### Work instructions
Only the lines from the one containing "Write a LaTeX" through the one containing "(b1) at (545,42)" should be output, both ends included and exactly as they appear, minus any pictures.
+++
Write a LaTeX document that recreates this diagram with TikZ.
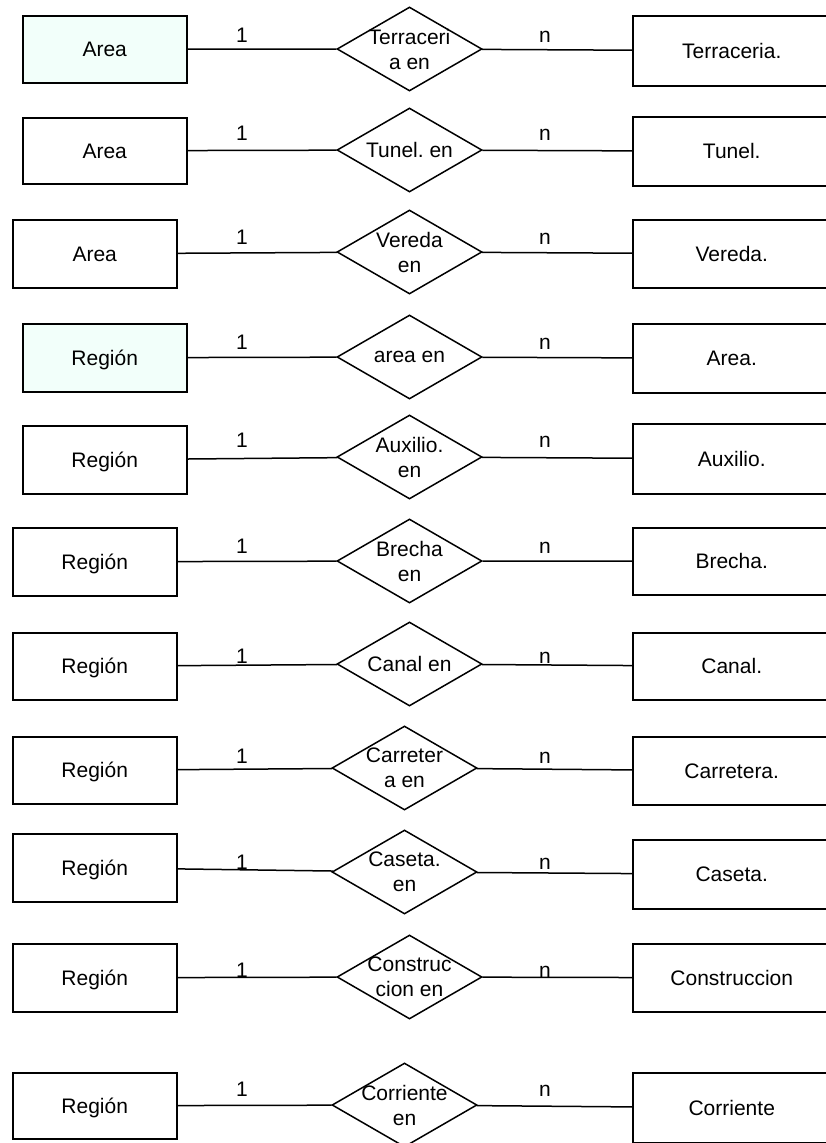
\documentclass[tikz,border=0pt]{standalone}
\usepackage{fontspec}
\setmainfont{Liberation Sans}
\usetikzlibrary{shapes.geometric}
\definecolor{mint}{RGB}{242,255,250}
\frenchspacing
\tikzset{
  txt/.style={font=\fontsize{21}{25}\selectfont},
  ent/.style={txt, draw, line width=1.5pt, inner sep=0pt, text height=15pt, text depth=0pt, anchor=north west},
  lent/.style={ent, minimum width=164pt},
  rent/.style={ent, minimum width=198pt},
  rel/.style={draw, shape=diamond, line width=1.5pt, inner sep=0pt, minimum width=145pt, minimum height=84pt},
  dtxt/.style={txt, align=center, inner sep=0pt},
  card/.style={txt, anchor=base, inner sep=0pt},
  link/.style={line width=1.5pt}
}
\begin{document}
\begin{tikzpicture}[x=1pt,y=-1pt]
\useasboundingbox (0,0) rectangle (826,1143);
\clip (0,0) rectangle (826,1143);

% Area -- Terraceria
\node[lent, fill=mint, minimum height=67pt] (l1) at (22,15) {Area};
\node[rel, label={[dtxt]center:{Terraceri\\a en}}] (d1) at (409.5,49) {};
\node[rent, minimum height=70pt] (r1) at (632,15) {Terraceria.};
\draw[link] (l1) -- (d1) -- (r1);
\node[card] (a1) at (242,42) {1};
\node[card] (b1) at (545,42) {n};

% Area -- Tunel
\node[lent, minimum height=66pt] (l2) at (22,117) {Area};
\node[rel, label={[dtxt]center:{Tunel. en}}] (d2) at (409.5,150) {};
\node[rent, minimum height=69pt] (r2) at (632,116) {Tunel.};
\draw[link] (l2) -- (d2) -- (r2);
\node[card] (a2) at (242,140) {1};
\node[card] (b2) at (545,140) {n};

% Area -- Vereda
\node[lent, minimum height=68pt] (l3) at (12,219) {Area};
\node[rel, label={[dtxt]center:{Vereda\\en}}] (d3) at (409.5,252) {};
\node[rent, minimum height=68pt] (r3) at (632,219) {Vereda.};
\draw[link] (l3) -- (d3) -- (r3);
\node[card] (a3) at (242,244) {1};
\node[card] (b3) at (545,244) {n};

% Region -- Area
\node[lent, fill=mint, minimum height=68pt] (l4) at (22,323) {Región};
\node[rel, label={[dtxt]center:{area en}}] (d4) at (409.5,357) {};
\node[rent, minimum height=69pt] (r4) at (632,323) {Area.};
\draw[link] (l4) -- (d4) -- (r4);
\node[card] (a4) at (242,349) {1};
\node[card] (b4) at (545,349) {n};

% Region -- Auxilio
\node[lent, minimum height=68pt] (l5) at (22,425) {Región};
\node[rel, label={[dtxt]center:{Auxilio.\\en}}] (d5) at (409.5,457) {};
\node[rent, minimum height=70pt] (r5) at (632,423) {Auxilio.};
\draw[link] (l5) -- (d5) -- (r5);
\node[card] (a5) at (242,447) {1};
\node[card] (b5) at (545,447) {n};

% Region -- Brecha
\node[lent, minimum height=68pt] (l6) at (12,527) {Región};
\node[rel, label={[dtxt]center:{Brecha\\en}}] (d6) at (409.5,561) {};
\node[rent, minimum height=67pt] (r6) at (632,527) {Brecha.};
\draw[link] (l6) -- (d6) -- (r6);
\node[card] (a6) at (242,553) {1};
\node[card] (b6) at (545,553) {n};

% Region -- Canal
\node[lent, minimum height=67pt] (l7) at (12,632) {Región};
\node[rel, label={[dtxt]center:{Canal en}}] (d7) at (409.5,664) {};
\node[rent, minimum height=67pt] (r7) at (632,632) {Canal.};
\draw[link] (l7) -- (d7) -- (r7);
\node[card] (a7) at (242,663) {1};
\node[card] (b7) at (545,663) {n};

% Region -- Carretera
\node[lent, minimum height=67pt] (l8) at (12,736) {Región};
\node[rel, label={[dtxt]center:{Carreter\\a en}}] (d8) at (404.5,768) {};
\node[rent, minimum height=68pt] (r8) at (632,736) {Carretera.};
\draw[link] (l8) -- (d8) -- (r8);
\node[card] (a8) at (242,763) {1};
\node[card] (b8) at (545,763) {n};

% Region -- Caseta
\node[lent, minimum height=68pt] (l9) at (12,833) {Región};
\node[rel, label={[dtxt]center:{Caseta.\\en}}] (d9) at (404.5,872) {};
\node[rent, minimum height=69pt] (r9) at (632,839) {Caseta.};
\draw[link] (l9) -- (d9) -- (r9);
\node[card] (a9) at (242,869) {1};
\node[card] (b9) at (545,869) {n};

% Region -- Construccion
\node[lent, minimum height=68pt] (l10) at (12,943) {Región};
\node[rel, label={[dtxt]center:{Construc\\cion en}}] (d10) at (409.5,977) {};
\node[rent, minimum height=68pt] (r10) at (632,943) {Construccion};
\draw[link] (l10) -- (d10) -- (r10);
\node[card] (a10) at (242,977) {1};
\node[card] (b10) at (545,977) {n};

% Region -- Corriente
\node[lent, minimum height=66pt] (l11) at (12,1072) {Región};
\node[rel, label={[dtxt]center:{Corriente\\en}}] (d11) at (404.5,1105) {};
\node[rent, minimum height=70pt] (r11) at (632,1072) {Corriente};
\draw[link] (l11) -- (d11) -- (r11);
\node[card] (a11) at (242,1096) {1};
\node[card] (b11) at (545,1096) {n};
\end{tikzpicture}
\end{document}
+++
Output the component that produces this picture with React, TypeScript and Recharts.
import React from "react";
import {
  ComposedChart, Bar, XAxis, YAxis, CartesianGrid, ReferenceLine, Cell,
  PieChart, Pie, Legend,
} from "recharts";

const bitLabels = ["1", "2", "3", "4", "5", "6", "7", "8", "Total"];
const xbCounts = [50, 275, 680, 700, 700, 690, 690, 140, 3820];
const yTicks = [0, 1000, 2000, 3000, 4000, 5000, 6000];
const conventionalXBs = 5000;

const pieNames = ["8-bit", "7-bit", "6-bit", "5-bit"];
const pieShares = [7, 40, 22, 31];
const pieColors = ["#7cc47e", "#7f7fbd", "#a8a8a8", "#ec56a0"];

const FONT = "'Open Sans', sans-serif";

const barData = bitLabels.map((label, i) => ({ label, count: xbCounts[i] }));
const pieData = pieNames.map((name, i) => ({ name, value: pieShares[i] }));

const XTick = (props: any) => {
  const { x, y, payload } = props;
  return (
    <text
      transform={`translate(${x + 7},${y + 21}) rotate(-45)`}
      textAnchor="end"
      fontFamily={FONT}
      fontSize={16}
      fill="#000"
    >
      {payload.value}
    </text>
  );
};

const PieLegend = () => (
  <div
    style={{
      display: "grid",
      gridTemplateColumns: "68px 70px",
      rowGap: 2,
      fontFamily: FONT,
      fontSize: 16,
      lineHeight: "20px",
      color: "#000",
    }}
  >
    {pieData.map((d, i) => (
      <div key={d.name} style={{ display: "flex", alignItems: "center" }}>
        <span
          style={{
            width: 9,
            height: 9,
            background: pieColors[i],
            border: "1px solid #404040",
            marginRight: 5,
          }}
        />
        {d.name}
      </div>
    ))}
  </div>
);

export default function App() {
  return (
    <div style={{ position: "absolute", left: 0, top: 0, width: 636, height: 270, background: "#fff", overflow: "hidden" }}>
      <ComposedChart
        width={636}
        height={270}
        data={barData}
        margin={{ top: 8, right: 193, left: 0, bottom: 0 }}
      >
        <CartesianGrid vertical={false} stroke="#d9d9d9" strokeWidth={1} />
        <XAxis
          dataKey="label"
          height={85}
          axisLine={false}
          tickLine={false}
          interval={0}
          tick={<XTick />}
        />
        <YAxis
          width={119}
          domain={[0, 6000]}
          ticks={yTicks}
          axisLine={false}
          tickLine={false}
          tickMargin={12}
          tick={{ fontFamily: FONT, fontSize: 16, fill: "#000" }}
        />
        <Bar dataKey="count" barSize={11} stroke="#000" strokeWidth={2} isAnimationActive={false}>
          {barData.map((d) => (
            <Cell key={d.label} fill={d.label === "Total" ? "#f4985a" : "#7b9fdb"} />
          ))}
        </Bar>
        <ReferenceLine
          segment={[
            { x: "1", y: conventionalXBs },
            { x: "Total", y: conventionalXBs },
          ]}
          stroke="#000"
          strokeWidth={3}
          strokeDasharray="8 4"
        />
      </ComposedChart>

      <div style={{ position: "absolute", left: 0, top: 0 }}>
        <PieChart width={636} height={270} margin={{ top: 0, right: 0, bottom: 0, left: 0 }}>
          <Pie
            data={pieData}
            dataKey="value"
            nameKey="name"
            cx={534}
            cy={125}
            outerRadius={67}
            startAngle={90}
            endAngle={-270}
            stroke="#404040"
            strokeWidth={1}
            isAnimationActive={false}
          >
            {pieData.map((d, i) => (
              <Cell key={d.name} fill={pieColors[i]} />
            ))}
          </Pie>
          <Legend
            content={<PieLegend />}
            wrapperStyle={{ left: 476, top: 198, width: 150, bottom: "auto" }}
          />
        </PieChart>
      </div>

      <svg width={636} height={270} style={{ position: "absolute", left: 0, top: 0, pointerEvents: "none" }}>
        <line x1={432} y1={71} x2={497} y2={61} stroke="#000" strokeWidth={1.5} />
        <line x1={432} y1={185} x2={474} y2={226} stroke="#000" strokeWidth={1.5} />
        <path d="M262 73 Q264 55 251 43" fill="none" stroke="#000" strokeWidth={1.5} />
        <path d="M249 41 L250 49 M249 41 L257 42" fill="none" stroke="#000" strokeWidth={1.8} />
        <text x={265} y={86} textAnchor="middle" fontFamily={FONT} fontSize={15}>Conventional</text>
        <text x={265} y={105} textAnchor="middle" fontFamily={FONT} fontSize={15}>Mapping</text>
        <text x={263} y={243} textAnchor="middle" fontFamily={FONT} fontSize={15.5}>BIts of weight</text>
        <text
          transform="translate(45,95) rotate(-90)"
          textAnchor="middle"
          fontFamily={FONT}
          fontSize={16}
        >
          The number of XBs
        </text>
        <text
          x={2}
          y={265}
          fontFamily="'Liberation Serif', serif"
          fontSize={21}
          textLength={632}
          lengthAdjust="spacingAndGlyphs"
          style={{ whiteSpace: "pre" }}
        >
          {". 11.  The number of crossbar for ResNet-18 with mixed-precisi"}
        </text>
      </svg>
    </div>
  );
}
+++
### Result
Write a LaTeX document that recreates this diagram with TikZ.
\documentclass[tikz,border=0pt]{standalone}
\usepackage{fontspec}
\setmainfont{Liberation Sans}
\usetikzlibrary{shapes.geometric}
\definecolor{mint}{RGB}{242,255,250}
\frenchspacing
\tikzset{
  txt/.style={font=\fontsize{21}{25}\selectfont},
  ent/.style={txt, draw, line width=1.5pt, inner sep=0pt, text height=15pt, text depth=0pt, anchor=north west},
  lent/.style={ent, minimum width=164pt},
  rent/.style={ent, minimum width=198pt},
  rel/.style={draw, shape=diamond, line width=1.5pt, inner sep=0pt, minimum width=145pt, minimum height=84pt},
  dtxt/.style={txt, align=center, inner sep=0pt},
  card/.style={txt, anchor=base, inner sep=0pt},
  link/.style={line width=1.5pt}
}
\begin{document}
\begin{tikzpicture}[x=1pt,y=-1pt]
\useasboundingbox (0,0) rectangle (826,1143);
\clip (0,0) rectangle (826,1143);

% Area -- Terraceria
\node[lent, fill=mint, minimum height=67pt] (l1) at (22,15) {Area};
\node[rel, label={[dtxt]center:{Terraceri\\a en}}] (d1) at (409.5,49) {};
\node[rent, minimum height=70pt] (r1) at (632,15) {Terraceria.};
\draw[link] (l1) -- (d1) -- (r1);
\node[card] (a1) at (242,42) {1};
\node[card] (b1) at (545,42) {n};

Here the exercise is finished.